-- start of Given information --
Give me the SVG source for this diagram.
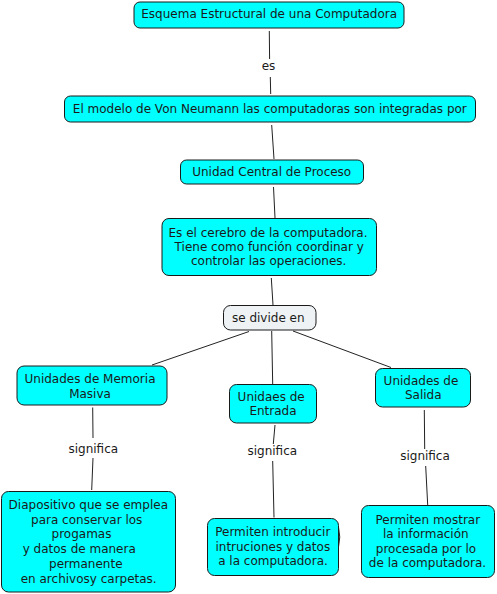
<svg xmlns="http://www.w3.org/2000/svg" width="497" height="594" viewBox="0 0 497 594">
<style>
.n{fill:#00ffff;stroke:#1a1a1a;stroke-width:1}
.p{fill:#eef2f4;stroke:#1a1a1a;stroke-width:1}
text{font-family:"DejaVu Sans",Verdana,sans-serif;font-size:12px;fill:#1a1a1a;text-anchor:middle}
.c line{stroke:#222;stroke-width:1}
</style>
<rect width="497" height="594" fill="#fff"/>
<g class="c" id="connectors">
<line x1="269.3" y1="31" x2="269.6" y2="59"/>
<line x1="270.3" y1="77" x2="270.7" y2="94"/>
<line x1="271.7" y1="125" x2="274" y2="159"/>
<line x1="273.5" y1="187" x2="275" y2="218"/>
<line x1="271.3" y1="278" x2="273" y2="305"/>
<line x1="249" y1="331.5" x2="152" y2="365"/>
<line x1="271.7" y1="331" x2="272.7" y2="384"/>
<line x1="293" y1="331" x2="391" y2="367.5"/>
<line x1="92.7" y1="407.5" x2="93" y2="438"/>
<line x1="93" y1="458" x2="91.7" y2="490"/>
<line x1="275" y1="425" x2="273.3" y2="444"/>
<line x1="272.7" y1="461" x2="274" y2="517.5"/>
<line x1="424.3" y1="410" x2="424.7" y2="449"/>
<line x1="425.7" y1="466" x2="427.7" y2="505"/>
<text x="268.5" y="70">es</text>
<text x="93.3" y="453">significa</text>
<text x="272.3" y="455">significa</text>
<text x="425" y="460">significa</text>
</g>
<g id="n1"><rect class="n" x="134" y="2" width="270" height="26" rx="6"/><text x="269.2" y="18.3">Esquema Estructural de una Computadora</text></g>
<g id="n2"><rect class="n" x="64.5" y="96" width="411" height="26" rx="6"/><text x="269.8" y="112.5">El modelo de Von Neumann las computadoras son integradas por</text></g>
<g id="n3"><rect class="n" x="180.5" y="160" width="183" height="24" rx="6"/><text x="271.7" y="176.3">Unidad Central de Proceso</text></g>
<g id="n4"><rect class="n" x="162" y="218.5" width="214.5" height="57" rx="7"/>
<text x="268" y="236.5">Es el cerebro de la computadora.</text>
<text x="269.2" y="251">Tiene como función coordinar y</text>
<text x="268.7" y="265.2">controlar las operaciones.</text></g>
<g id="n5"><rect class="p" x="223.5" y="305.5" width="92.5" height="24.5" rx="7"/><text x="268.3" y="322">se divide en</text></g>
<g id="n6"><rect class="n" x="17" y="366" width="150" height="39" rx="7"/>
<text x="90" y="383">Unidades de Memoria</text><text x="90" y="397.5">Masiva</text></g>
<g id="n7"><rect class="n" x="1.5" y="491.5" width="174" height="100.5" rx="7"/>
<text x="88.3" y="509">Diapositivo que se emplea</text>
<text x="86.7" y="523.5">para conservar los</text>
<text x="81.5" y="538">progamas</text>
<text x="79.2" y="552.5">y datos de manera</text>
<text x="85.8" y="567.5">permanente</text>
<text x="88.7" y="582.5">en archivosy carpetas.</text></g>
<g id="n8"><rect class="n" x="229.5" y="384.5" width="87" height="38.5" rx="7"/>
<text x="271.2" y="400.7">Unidaes de</text><text x="273" y="415.3">Entrada</text></g>
<g id="n9"><rect class="n" x="375.5" y="368.5" width="95" height="38.5" rx="7"/>
<text x="421" y="385">Unidades de</text><text x="423.3" y="399">Salida</text></g>
<g id="n10"><rect class="n" x="207.5" y="518.5" width="131" height="57" rx="7"/>
<path d="M338.5 527 Q341 537 338.5 547" fill="none" stroke="#1a1a1a" stroke-width="1"/>
<text x="272.8" y="536.3">Permiten introducir</text>
<text x="272.8" y="550.7">intruciones y datos</text>
<text x="273" y="565">a la computadora.</text></g>
<g id="n11"><rect class="n" x="361.5" y="505.5" width="133" height="72" rx="7"/>
<text x="427.8" y="524">Permiten mostrar</text>
<text x="425.8" y="538.3">la información</text>
<text x="426" y="553">procesada por lo</text>
<text x="427.5" y="567.3">de la computadora.</text></g>
</svg>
-- end of Given information --
### Problem to solve
Quote the preceding listing precisely and completely, omitting its images.

### Response
Give me the SVG source for this diagram.
<svg xmlns="http://www.w3.org/2000/svg" width="497" height="594" viewBox="0 0 497 594">
<style>
.n{fill:#00ffff;stroke:#1a1a1a;stroke-width:1}
.p{fill:#eef2f4;stroke:#1a1a1a;stroke-width:1}
text{font-family:"DejaVu Sans",Verdana,sans-serif;font-size:12px;fill:#1a1a1a;text-anchor:middle}
.c line{stroke:#222;stroke-width:1}
</style>
<rect width="497" height="594" fill="#fff"/>
<g class="c" id="connectors">
<line x1="269.3" y1="31" x2="269.6" y2="59"/>
<line x1="270.3" y1="77" x2="270.7" y2="94"/>
<line x1="271.7" y1="125" x2="274" y2="159"/>
<line x1="273.5" y1="187" x2="275" y2="218"/>
<line x1="271.3" y1="278" x2="273" y2="305"/>
<line x1="249" y1="331.5" x2="152" y2="365"/>
<line x1="271.7" y1="331" x2="272.7" y2="384"/>
<line x1="293" y1="331" x2="391" y2="367.5"/>
<line x1="92.7" y1="407.5" x2="93" y2="438"/>
<line x1="93" y1="458" x2="91.7" y2="490"/>
<line x1="275" y1="425" x2="273.3" y2="444"/>
<line x1="272.7" y1="461" x2="274" y2="517.5"/>
<line x1="424.3" y1="410" x2="424.7" y2="449"/>
<line x1="425.7" y1="466" x2="427.7" y2="505"/>
<text x="268.5" y="70">es</text>
<text x="93.3" y="453">significa</text>
<text x="272.3" y="455">significa</text>
<text x="425" y="460">significa</text>
</g>
<g id="n1"><rect class="n" x="134" y="2" width="270" height="26" rx="6"/><text x="269.2" y="18.3">Esquema Estructural de una Computadora</text></g>
<g id="n2"><rect class="n" x="64.5" y="96" width="411" height="26" rx="6"/><text x="269.8" y="112.5">El modelo de Von Neumann las computadoras son integradas por</text></g>
<g id="n3"><rect class="n" x="180.5" y="160" width="183" height="24" rx="6"/><text x="271.7" y="176.3">Unidad Central de Proceso</text></g>
<g id="n4"><rect class="n" x="162" y="218.5" width="214.5" height="57" rx="7"/>
<text x="268" y="236.5">Es el cerebro de la computadora.</text>
<text x="269.2" y="251">Tiene como función coordinar y</text>
<text x="268.7" y="265.2">controlar las operaciones.</text></g>
<g id="n5"><rect class="p" x="223.5" y="305.5" width="92.5" height="24.5" rx="7"/><text x="268.3" y="322">se divide en</text></g>
<g id="n6"><rect class="n" x="17" y="366" width="150" height="39" rx="7"/>
<text x="90" y="383">Unidades de Memoria</text><text x="90" y="397.5">Masiva</text></g>
<g id="n7"><rect class="n" x="1.5" y="491.5" width="174" height="100.5" rx="7"/>
<text x="88.3" y="509">Diapositivo que se emplea</text>
<text x="86.7" y="523.5">para conservar los</text>
<text x="81.5" y="538">progamas</text>
<text x="79.2" y="552.5">y datos de manera</text>
<text x="85.8" y="567.5">permanente</text>
<text x="88.7" y="582.5">en archivosy carpetas.</text></g>
<g id="n8"><rect class="n" x="229.5" y="384.5" width="87" height="38.5" rx="7"/>
<text x="271.2" y="400.7">Unidaes de</text><text x="273" y="415.3">Entrada</text></g>
<g id="n9"><rect class="n" x="375.5" y="368.5" width="95" height="38.5" rx="7"/>
<text x="421" y="385">Unidades de</text><text x="423.3" y="399">Salida</text></g>
<g id="n10"><rect class="n" x="207.5" y="518.5" width="131" height="57" rx="7"/>
<path d="M338.5 527 Q341 537 338.5 547" fill="none" stroke="#1a1a1a" stroke-width="1"/>
<text x="272.8" y="536.3">Permiten introducir</text>
<text x="272.8" y="550.7">intruciones y datos</text>
<text x="273" y="565">a la computadora.</text></g>
<g id="n11"><rect class="n" x="361.5" y="505.5" width="133" height="72" rx="7"/>
<text x="427.8" y="524">Permiten mostrar</text>
<text x="425.8" y="538.3">la información</text>
<text x="426" y="553">procesada por lo</text>
<text x="427.5" y="567.3">de la computadora.</text></g>
</svg>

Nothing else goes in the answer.